Thirty Five typically committed $250,000 to $1 million in its early startup investments but recently has increased its check size to as much as $3 million. The company would not comment on Durant’s stake in Mercury or Robinhood. Durant is at the Tokyo Olympics, playing for Team USA.

Durant, 32, focuses his off-court attention more on investing with Thirty Five Ventures than on endorsements. The fund has made more than 75 investments, including in Coinbase, which is up 54-fold from his 2017 acquisition of shares in the cryptocurrency platform. He also has stakes in Acorns, Overtime, NBA Top Shot-maker Dapper Labs and sports card investment platform Alt, among dozens of other active investments. Probably his largest cash outlay has been for a 5% stake in the Philadelphia Union, a Major League Soccer franchise valued at $530 million. He holds an option to purchase an additional 5% of the team too.

Thirty Five, which is run by Durant’s longtime business partner Rich Kleiman, has 25 full-time employees focusing on KD’s endorsements, startup investments, media properties, foundation and sports business media network Boardroom.
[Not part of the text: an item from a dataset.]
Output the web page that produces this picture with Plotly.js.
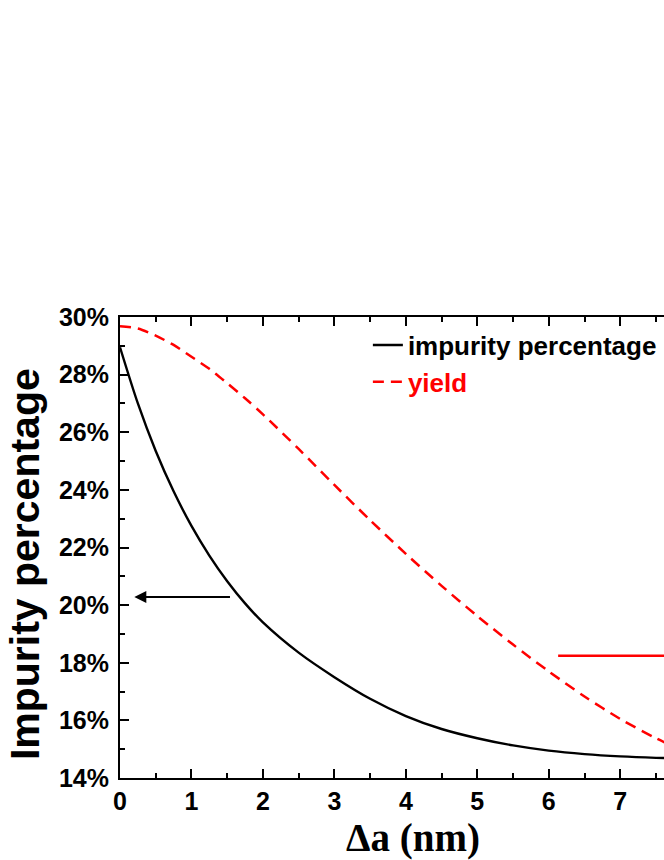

Given Durant’s career earnings from playing—$580 million in salaries and endorsements—he has access to venture capital opportunities usually reserved for large funds and billionaires. Among active basketball players, the star is next most likely to reach billionaire status, given he is owed $84 million from the Nets the next two seasons and about $85 million with a Nike deal that expires in 2024. Based on investing returns he’s seen just this month, Durant could join the ranks of the world’s richest people even sooner.